# Bought a house with a Better'n Ben's wood stove.



## new_stove_owner (Oct 12, 2016)

I bought a house last year with the same stove in this picture (only difference is I dont have a glass door on mine):

http://s297.photobucket.com/user/jrz126_86ss/media/house/E32nd030.jpg.html

The installation is exactly as you see in the picture. I had a chimney inspector come and inspect the chimney and he said the chimney is very clear but that he couldn't approve the inspection because it is what they call a "slammer". I am new to owning wood stoves...I have had fireplaces in the past but not a wood stove. My question is whether or not I should use this? He says it is not up to code but I got the feeling that if it was his stove he would use it.

What could be the potential issues with it?


----------



## begreen (Oct 12, 2016)

A slammer is a stove that simply vents up the chimney with no connection to it. The stove relies on the surround for a seal. This is no longer code legal. Depending on the setup this can be a creosote maker. The solution is to drop a stainless steel liner down the chimney and tie it directly to the flue outlet on the stove. Or replace the old stove with a modern EPA fireplace insert. This would be more efficient if the goal is to heat with wood all winter.


----------



## new_stove_owner (Oct 12, 2016)

Thanks for the reply! We have oil, this wood stove, and electric heat. My goal is to supplement all of them this winter. I live in NY and was hoping to get by with just a couple cords of wood and then get just 1 refill of oil this winter.

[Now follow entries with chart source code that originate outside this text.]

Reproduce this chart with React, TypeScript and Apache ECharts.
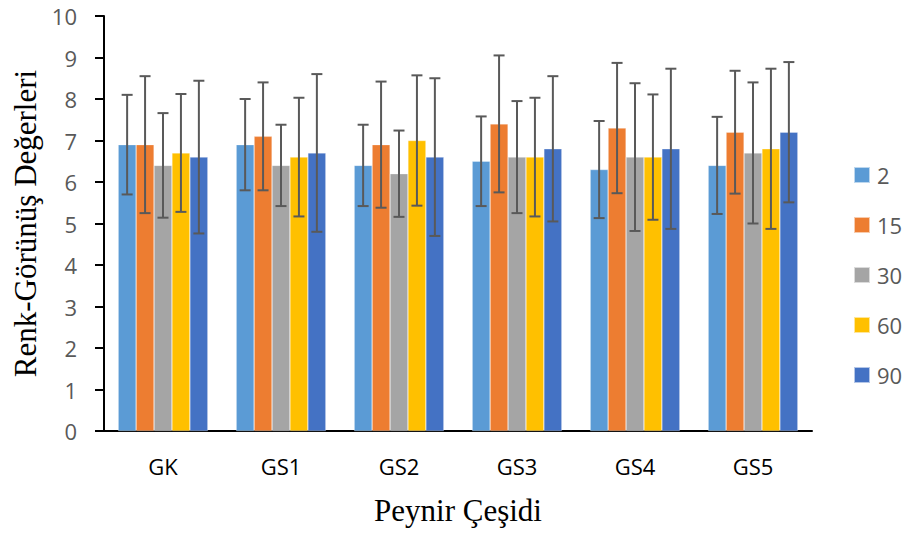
import React, { useEffect, useRef } from "react";
import * as echarts from "echarts";

const categories = ["GK", "GS1", "GS2", "GS3", "GS4", "GS5"];
const seriesNames = ["2", "15", "30", "60", "90"];
const colors = ["#5B9BD5", "#ED7D31", "#A5A5A5", "#FFC000", "#4472C4"];

const mean2 = [6.9, 6.9, 6.4, 6.5, 6.3, 6.4];
const mean15 = [6.9, 7.1, 6.9, 7.4, 7.3, 7.2];
const mean30 = [6.4, 6.4, 6.2, 6.6, 6.6, 6.7];
const mean60 = [6.7, 6.6, 7.0, 6.6, 6.6, 6.8];
const mean90 = [6.6, 6.7, 6.6, 6.8, 6.8, 7.2];

const sd2 = [1.2, 1.1, 0.98, 1.08, 1.17, 1.17];
const sd15 = [1.65, 1.3, 1.52, 1.65, 1.57, 1.48];
const sd30 = [1.26, 0.98, 1.04, 1.35, 1.78, 1.7];
const sd60 = [1.42, 1.43, 1.57, 1.43, 1.51, 1.93];
const sd90 = [1.84, 1.9, 1.9, 1.75, 1.93, 1.69];

const yTicks = [0, 1, 2, 3, 4, 5, 6, 7, 8, 9, 10];

const means = [mean2, mean15, mean30, mean60, mean90];
const sds = [sd2, sd15, sd30, sd60, sd90];

const CAT_GAP = 0.24;

export default function App() {
  const ref = useRef<HTMLDivElement>(null);
  useEffect(() => {
    if (!ref.current) return;
    const chart = echarts.init(ref.current, undefined, { renderer: "svg" });

    const errData: number[][] = [];
    means.forEach((m, s) => {
      m.forEach((v, c) => {
        errData.push([c, v - sds[s][c], v + sds[s][c], s]);
      });
    });

    const barSeries = seriesNames.map((name, i) => ({
      name,
      type: "bar",
      data: means[i],
      barGap: "0%",
      barCategoryGap: CAT_GAP * 100 + "%",
      itemStyle: { color: colors[i], borderColor: "rgba(255,255,255,0.6)", borderWidth: 0.5 },
    }));

    const errSeries = {
      type: "custom",
      name: "err",
      z: 10,
      data: errData,
      encode: { x: 0, y: [1, 2] },
      renderItem: (params: any, api: any) => {
        const cat = api.value(0);
        const lo = api.value(1);
        const hi = api.value(2);
        const s = api.value(3);
        const catW = api.size([1, 0])[0];
        const bw = (catW * (1 - CAT_GAP)) / 5;
        const xc = api.coord([cat, 0])[0] + (s - 2) * bw;
        const yT = api.coord([cat, hi])[1];
        const yB = api.coord([cat, lo])[1];
        const cap = 5.5;
        const st = { stroke: "#595959", lineWidth: 2 };
        return {
          type: "group",
          children: [
            { type: "line", shape: { x1: xc, y1: yT, x2: xc, y2: yB }, style: st },
            { type: "line", shape: { x1: xc - cap, y1: yT, x2: xc + cap, y2: yT }, style: st },
            { type: "line", shape: { x1: xc - cap, y1: yB, x2: xc + cap, y2: yB }, style: st },
          ],
        };
      },
    };

    chart.setOption({
      animation: false,
      backgroundColor: "#ffffff",
      grid: { left: 104, right: 95, top: 16, bottom: 106, containLabel: false },
      legend: {
        orient: "vertical",
        left: 848,
        top: 159,
        itemWidth: 16,
        itemHeight: 16,
        itemGap: 28,
        icon: "rect",
        data: seriesNames,
        textStyle: { fontSize: 22, color: "#595959", fontFamily: "Open Sans", padding: [0, 0, 0, 2] },
      },
      xAxis: {
        type: "category",
        data: categories,
        axisLine: { lineStyle: { color: "#000000", width: 2 } },
        axisTick: { show: false },
        axisLabel: { fontSize: 22, color: "#000000", fontFamily: "Open Sans", margin: 24 },
        name: "Peynir Çeşidi",
        nameLocation: "middle",
        nameGap: 64,
        nameTextStyle: { fontSize: 31, color: "#000000", fontFamily: "Liberation Serif" },
      },
      yAxis: {
        type: "value",
        min: 0,
        max: 10,
        interval: 1,
        splitLine: { show: false },
        axisLine: { show: true, lineStyle: { color: "#000000", width: 2 } },
        axisTick: { show: true, length: 9, lineStyle: { color: "#000000", width: 2 } },
        axisLabel: {
          fontSize: 22,
          color: "#595959",
          fontFamily: "Open Sans",
          margin: 27,
          formatter: (v: number) => (yTicks.includes(v) ? String(v) : ""),
        },
        name: "Renk-Görünüş Değerleri",
        nameLocation: "middle",
        nameGap: 60,
        nameTextStyle: { fontSize: 31, color: "#000000", fontFamily: "Liberation Serif" },
      },
      series: [...barSeries, errSeries],
    });
    return () => chart.dispose();
  }, []);
  return (
    <div
      ref={ref}
      style={{ position: "fixed", left: 0, top: 0, width: 907, height: 537 }}
    />
  );
}
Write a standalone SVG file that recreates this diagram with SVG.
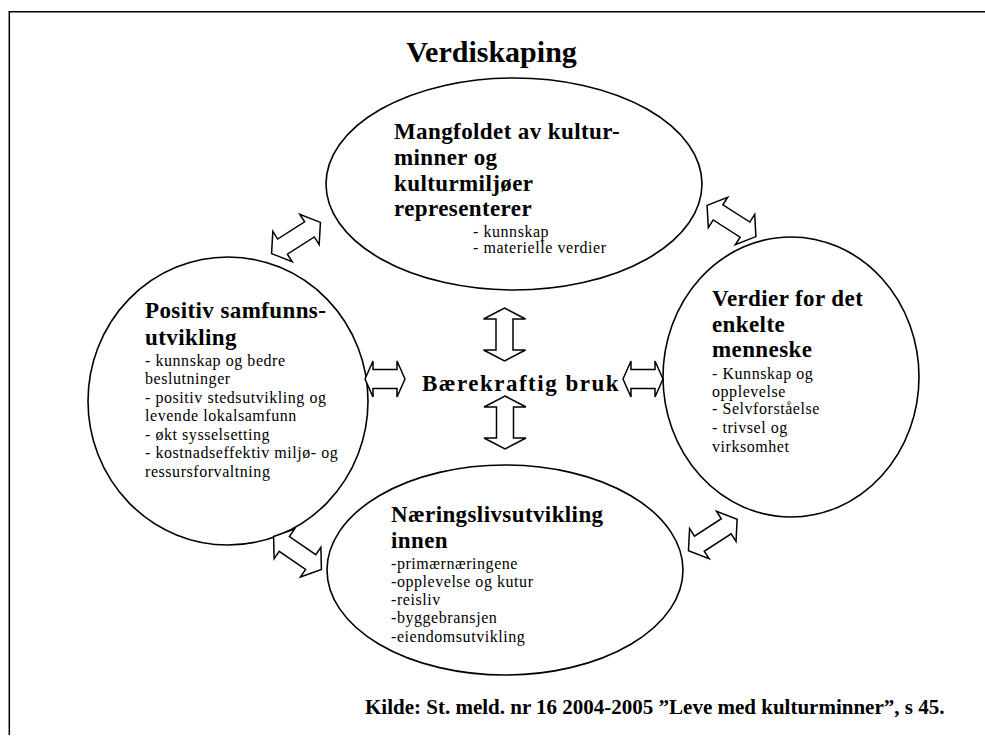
<svg xmlns="http://www.w3.org/2000/svg" xmlns:xlink="http://www.w3.org/1999/xlink" width="985" height="742" viewBox="0 0 985 742">
<style>
.frame{fill:none;stroke:#000;stroke-width:1.5}
.node{fill:#fff;stroke:#000;stroke-width:1.6}
.arr{fill:#fff;stroke:#000;stroke-width:1.5;stroke-linejoin:miter}
text{font-family:"Liberation Serif","Times New Roman",serif;fill:#000}
.h{font-size:23px;font-weight:bold;letter-spacing:0.4px}
.b{font-size:16px;letter-spacing:0.55px}
.t{font-size:30px;font-weight:bold}
.c{font-size:21px;font-weight:bold}
</style>
<defs>
<path id="ah" d="M-20 0 L-12 -18 L-12 -9.5 L12 -9.5 L12 -18 L20 0 L12 18 L12 9.5 L-12 9.5 L-12 18 Z"/>
<path id="av" d="M-26.5 0 L-15.5 -21 L-15.5 -8.5 L15.5 -8.5 L15.5 -21 L26.5 0 L15.5 21 L15.5 8.5 L-15.5 8.5 L-15.5 21 Z"/>
<path id="ad" d="M-29 0 L-16 -18 L-16 -9 L16 -9 L16 -18 L29 0 L16 18 L16 9 L-16 9 L-16 18 Z"/>
</defs>
<rect width="985" height="742" fill="#fff"/>
<path class="frame" d="M9.3 735 L9.3 11.7 L985 11.7"/>
<text class="t" x="491.5" y="62" text-anchor="middle">Verdiskaping</text>

<g id="node-top">
<ellipse class="node" cx="514" cy="184" rx="188" ry="106"/>
<text class="h" x="394" y="139">Mangfoldet av kultur-</text>
<text class="h" x="394" y="165">minner og</text>
<text class="h" x="394" y="191">kulturmiljøer</text>
<text class="h" x="394" y="216">representerer</text>
<text class="b" x="473" y="237">- kunnskap</text>
<text class="b" x="473" y="253">- materielle verdier</text>
</g>

<g id="node-left">
<ellipse class="node" cx="228" cy="401" rx="140" ry="144"/>
<text class="h" x="145" y="318">Positiv samfunns-</text>
<text class="h" x="145" y="345">utvikling</text>
<text class="b" x="145" y="366">- kunnskap og bedre</text>
<text class="b" x="145" y="384">beslutninger</text>
<text class="b" x="145" y="403">- positiv stedsutvikling og</text>
<text class="b" x="145" y="421">levende lokalsamfunn</text>
<text class="b" x="145" y="440">- økt sysselsetting</text>
<text class="b" x="145" y="458">- kostnadseffektiv miljø- og</text>
<text class="b" x="145" y="477">ressursforvaltning</text>
</g>

<g id="node-right">
<ellipse class="node" cx="791" cy="377" rx="128" ry="140"/>
<text class="h" x="712" y="306">Verdier for det</text>
<text class="h" x="712" y="332">enkelte</text>
<text class="h" x="712" y="357">menneske</text>
<text class="b" x="712" y="379">- Kunnskap og</text>
<text class="b" x="712" y="397">opplevelse</text>
<text class="b" x="712" y="414">- Selvforståelse</text>
<text class="b" x="712" y="433">- trivsel og</text>
<text class="b" x="712" y="452">virksomhet</text>
</g>

<g id="node-bottom">
<ellipse class="node" cx="505" cy="570" rx="178" ry="105"/>
<text class="h" x="391" y="522">Næringslivsutvikling</text>
<text class="h" x="391" y="548">innen</text>
<text class="b" x="391" y="569">-primærnæringene</text>
<text class="b" x="391" y="587">-opplevelse og kutur</text>
<text class="b" x="391" y="605">-reisliv</text>
<text class="b" x="391" y="623">-byggebransjen</text>
<text class="b" x="391" y="642">-eiendomsutvikling</text>
</g>

<g id="node-center">
<text class="h" x="422" y="391" style="letter-spacing:1.5px">Bærekraftig bruk</text>
</g>

<g id="connectors">
<use xlink:href="#ah" href="#ah" class="arr" transform="translate(385 379)"/>
<use xlink:href="#ah" href="#ah" class="arr" transform="translate(643 379)"/>
<use xlink:href="#av" href="#av" class="arr" transform="translate(504.5 334.5) rotate(90)"/>
<use xlink:href="#av" href="#av" class="arr" transform="translate(505 422.5) rotate(90)"/>
<use xlink:href="#ad" href="#ad" class="arr" transform="translate(296 238) rotate(-32.6)"/>
<use xlink:href="#ad" href="#ad" class="arr" transform="translate(731.5 221) rotate(32.6)"/>
<use xlink:href="#ad" href="#ad" class="arr" transform="translate(297.5 553) rotate(34.5)"/>
<use xlink:href="#ad" href="#ad" class="arr" transform="translate(712.8 535) rotate(-32.9)"/>
</g>

<text class="c" x="365" y="714">Kilde: St. meld. nr 16 2004-2005 ”Leve med kulturminner”, s 45.</text>
</svg>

How is this current hookup any different than just using the fireplace by itself?


----------



## begreen (Oct 12, 2016)

An open fireplace is the least efficient method of heating. It pollutes the most and actually will suck heated air out of the house as the fire cools down.


----------



## new_stove_owner (Oct 12, 2016)

Yea I get that...sorry I was wondering more about the safety issue. This stove will do a great job of heating a good portion of the house considering it is in a room with vaulted ceilings.

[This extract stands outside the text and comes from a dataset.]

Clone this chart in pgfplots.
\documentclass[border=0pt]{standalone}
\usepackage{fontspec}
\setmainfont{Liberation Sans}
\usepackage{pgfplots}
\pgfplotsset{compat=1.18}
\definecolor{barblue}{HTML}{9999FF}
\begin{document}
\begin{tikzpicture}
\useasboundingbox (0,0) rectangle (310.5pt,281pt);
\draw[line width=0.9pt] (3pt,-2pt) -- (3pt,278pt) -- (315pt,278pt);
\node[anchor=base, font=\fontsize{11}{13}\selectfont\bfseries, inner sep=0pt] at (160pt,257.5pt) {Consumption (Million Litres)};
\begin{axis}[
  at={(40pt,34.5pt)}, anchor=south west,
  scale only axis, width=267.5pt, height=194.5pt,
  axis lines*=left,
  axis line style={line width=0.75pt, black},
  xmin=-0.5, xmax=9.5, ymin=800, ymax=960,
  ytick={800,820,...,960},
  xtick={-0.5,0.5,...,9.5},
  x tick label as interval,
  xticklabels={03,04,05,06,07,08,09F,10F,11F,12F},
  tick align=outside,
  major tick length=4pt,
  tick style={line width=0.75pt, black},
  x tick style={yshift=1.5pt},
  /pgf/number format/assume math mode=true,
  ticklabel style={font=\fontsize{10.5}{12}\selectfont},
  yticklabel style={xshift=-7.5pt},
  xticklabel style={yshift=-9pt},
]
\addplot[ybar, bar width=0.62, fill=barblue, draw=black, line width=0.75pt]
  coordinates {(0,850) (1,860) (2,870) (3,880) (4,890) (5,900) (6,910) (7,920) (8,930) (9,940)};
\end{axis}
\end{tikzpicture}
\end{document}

I was just wondering how this is more unsafe than just using the actual fireplace since the back of it is just simply blowing the smoke up the chimney. My concern is more around the safety aspect of the stove rather than the efficiency of it.


----------



## begreen (Oct 12, 2016)

There is a chance of draft reversal causing smoke and CO leakage. There is also a much greater chance of creosote buildup in the chimney and firebox due to the smoke hitting colder masonry and a much larger flue than on the stove. This would be a particular concern if the chimney is exterior.


----------



## new_stove_owner (Oct 12, 2016)

This definitely explains it better for me! 

Because of the way it is setup you cant really see in the chimney at all unless you look from the top down.

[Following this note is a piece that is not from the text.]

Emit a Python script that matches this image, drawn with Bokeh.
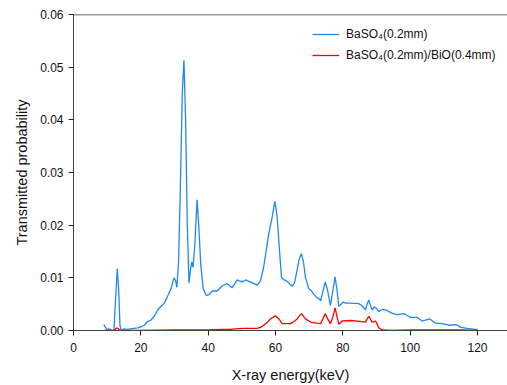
from bokeh.plotting import figure
from bokeh.models import Range1d, FixedTicker, NumeralTickFormatter, Span, Legend, LegendItem
from bokeh.embed import file_html
from bokeh.resources import INLINE

# ---- data ----
blue_energy = [9.0, 9.5, 10.0, 10.5, 11.0, 11.5, 12.0, 12.5, 13.0, 13.4, 13.8, 14.2, 15.0, 16, 17, 18, 19, 20,
               21, 22, 23, 24, 25, 26, 27, 28, 29, 29.8, 30.3, 30.7, 31.2, 31.7, 32.3, 32.8, 33.3, 33.8,
               34.3, 34.8, 35.1, 35.5, 36.0, 36.7, 37.2, 37.8, 38.5, 39.5, 40.2, 41.2, 42.7, 44.2, 45.6,
               47.1, 48.6, 49.5, 50.5, 51.1, 52.6, 54.6, 55.5, 56.5, 57.3, 58.0, 59.0, 59.8, 60.5, 61.2,
               61.8, 62.6, 63.5, 64.3, 65.0, 65.7, 66.4, 67.0, 67.7, 68.3, 68.9, 69.9, 70.6, 71.2, 72.2,
               73.0, 73.4, 74.2, 74.8, 75.5, 76.3, 77.0, 77.7, 78.3, 78.8, 79.5, 80.1, 81, 82.3, 84.7,
               85.7, 86.7, 87.2, 87.7, 88.2, 88.7, 89.3, 90.0, 90.7, 91.7, 93.1, 94.5, 96.1, 98.1, 99.0,
               100.1, 102, 103.6, 105.8, 107.5, 109.5, 111.5, 113.8, 115.0, 117, 119.4, 120]
blue_prob = [0.0011, 0.0006, 0.0001, 0.0003, 0.0002, 0.0, 0.0, 0.006, 0.0117, 0.008, 0.001, 0.0, 0.0003,
             0.0002, 0.0003, 0.0004, 0.0005, 0.0007, 0.0010, 0.0017, 0.0020, 0.0027, 0.0039, 0.0046,
             0.0052, 0.0066, 0.0080, 0.0100, 0.0095, 0.0082, 0.013, 0.026, 0.045, 0.0513, 0.040, 0.020,
             0.0090, 0.0118, 0.0130, 0.0120, 0.0160, 0.0248, 0.020, 0.0125, 0.0080, 0.0066, 0.0068,
             0.0075, 0.0075, 0.0085, 0.0089, 0.0081, 0.0096, 0.0093, 0.0093, 0.0096, 0.0092, 0.0086,
             0.0094, 0.0121, 0.0155, 0.0184, 0.0215, 0.0245, 0.0215, 0.015, 0.0100, 0.0096, 0.0093,
             0.0088, 0.0084, 0.0092, 0.0114, 0.0135, 0.0146, 0.0130, 0.0101, 0.0079, 0.0076, 0.0070,
             0.0063, 0.0060, 0.0056, 0.0078, 0.0092, 0.0075, 0.0047, 0.0075, 0.0102, 0.0075, 0.0046,
             0.0050, 0.0054, 0.0052, 0.0052, 0.0051, 0.0047, 0.0039, 0.0050, 0.0058, 0.0048, 0.0039,
             0.0045, 0.0042, 0.0036, 0.0040, 0.0038, 0.0033, 0.0030, 0.0032, 0.0029, 0.0025, 0.0025,
             0.0018, 0.0022, 0.0014, 0.0013, 0.0010, 0.0011, 0.0006, 0.0004, 0.0002, 0.0002]

red_energy = [9.0, 12, 12.5, 13.0, 13.5, 14, 20, 30, 40, 44, 46.6, 48, 50.6, 54.5, 55.5, 56.5, 57.5, 58.5,
              60.0, 61.0, 62.0, 64.5, 65.5, 66.4, 67.7, 68.9, 70.4, 72.2, 73.4, 74.8, 75.5, 76.3, 77.0,
              77.7, 78.3, 78.8, 79.8, 82.3, 85.7, 86.7, 87.7, 88.7, 89.7, 90.2, 90.7, 91.7, 95, 100,
              110, 115, 120]
red_prob = [0.0, 0.0, 0.0003, 0.0005, 0.0002, 0.0, 0.0, 0.0001, 0.0001, 0.0002, 0.0002, 0.0003, 0.0004,
            0.0004, 0.0006, 0.001, 0.0015, 0.0022, 0.0028, 0.0022, 0.0013, 0.0013, 0.0017, 0.0022,
            0.0032, 0.0022, 0.0016, 0.0014, 0.0013, 0.0032, 0.0022, 0.0013, 0.0025, 0.0043, 0.0025,
            0.0012, 0.0018, 0.0019, 0.0017, 0.0016, 0.0027, 0.0016, 0.0018, 0.0012, 0.0005, 0.0001,
            0.0, 0.0001, 0.0001, 0.0001, 0.0]

x_ticks = [0, 20, 40, 60, 80, 100, 120]
y_ticks = [0.0, 0.01, 0.02, 0.03, 0.04, 0.05, 0.06]
label_blue = "BaSO\u2084(0.2mm)"
label_red = "BaSO\u2084(0.2mm)/BiO(0.4mm)"

FONT = "Liberation Sans"

p = figure(width=507, height=385, output_backend="svg", toolbar_location=None,
           x_range=Range1d(0, 128.9), y_range=Range1d(0, 0.06),
           min_border_left=73, min_border_right=0, min_border_top=14, min_border_bottom=55)

p.outline_line_color = None
p.xgrid.visible = False
p.ygrid.visible = False
p.background_fill_color = "white"
p.border_fill_color = "white"

l1 = p.line(blue_energy, blue_prob, line_color="#1E88F5", line_width=1.3)
l2 = p.line(red_energy, red_prob, line_color="#FF0000", line_width=1.3)

for ax in (p.xaxis[0], p.yaxis[0]):
    ax.axis_line_color = "#444444"
    ax.major_tick_line_color = "#222222"
    ax.minor_tick_line_color = None
    ax.major_tick_out = 5
    ax.major_tick_in = 0
    ax.major_label_text_font = FONT
    ax.major_label_text_font_size = "12px"
    ax.major_label_text_color = "#111111"
    ax.axis_label_text_font = FONT
    ax.axis_label_text_font_size = "14.5px"
    ax.axis_label_text_font_style = "normal"
    ax.axis_label_text_color = "#111111"

p.xaxis.ticker = FixedTicker(ticks=x_ticks)
p.yaxis.ticker = FixedTicker(ticks=y_ticks)
p.yaxis.formatter = NumeralTickFormatter(format="0.00")
p.xaxis.axis_label = "X-ray energy(keV)"
p.yaxis.axis_label = "Transmitted probability"
p.xaxis.major_label_standoff = 7
p.xaxis.axis_label_standoff = 12
p.yaxis.major_label_standoff = 5
p.yaxis.axis_label_standoff = 7

top_line = Span(location=0.06, dimension="width", line_color="#333333", line_width=1.5)
p.add_layout(top_line)

legend = Legend(items=[LegendItem(label=label_blue, renderers=[l1]),
                       LegendItem(label=label_red, renderers=[l2])],
                location=(239, 265))
legend.border_line_color = None
legend.background_fill_alpha = 0
legend.label_text_font = FONT
legend.label_text_font_size = "12px"
legend.label_text_color = "#111111"
legend.glyph_width = 27
legend.glyph_height = 20
legend.label_height = 20
legend.label_standoff = 7
legend.spacing = 1
legend.padding = 0
legend.margin = 0
p.add_layout(legend)

open("out.html", "w").write(file_html(p, INLINE))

I will make sure to have it cleaned out again during the winter time just to make sure there is no build up.


----------



## begreen (Oct 12, 2016)

Depending on the seasoning of the wood, this type of setup can gunk things up quickly, especially with an exterior chimney. Burn only fully seasoned wood.


----------



## new_stove_owner (Oct 12, 2016)

Thanks again! I will only be using fully seasoned wood that I will definitely keep dry. I am not sure what you mean by an external chimney. The chimney is attached to the house but is not in the center of the house but rather on one end of the house with siding over the chimney.


----------



## bholler (Oct 12, 2016)

new_stove_owner said:


> Yea I get that...sorry I was wondering more about the safety issue. This stove will do a great job of heating a good portion of the house considering it is in a room with vaulted ceilings.
> 
> I was just wondering how this is more unsafe than just using the actual fireplace since the back of it is just simply blowing the smoke up the chimney. My concern is more around the safety aspect of the stove rather than the efficiency of it.



The problem with "slammers is that there is no connection from the stove.  This causes several problems first there is quite a bit of air that leaks in around the surround diluting the smoke and cooling it leading to creosote.  Also when the smoke leaves the stove it has lots of room to expand which also leads to creosote buildup.  The air leaking in around the stove reduces the draft going through the stove leading to cooler burns and more creosote buildup.  Then there is the maintenance issue to clean it properly you need to pull that heavy stove out every time and get up in there and clean the smoke chamber getting out all of the accumulated creosote.  All of that adds up to more creosote in the chimney and smoke chamber which is a fire hazard.  And if you do get a chimney fire all that air leaking around the stove means you cannot shut the air off and the fire will burn out of control.

I would not feel safe burning a stove installed like that in my house and would strongly recommend against any customer doing it.  In fact we will not even work on setups like this anymore other than to install them correctly with a liner.


----------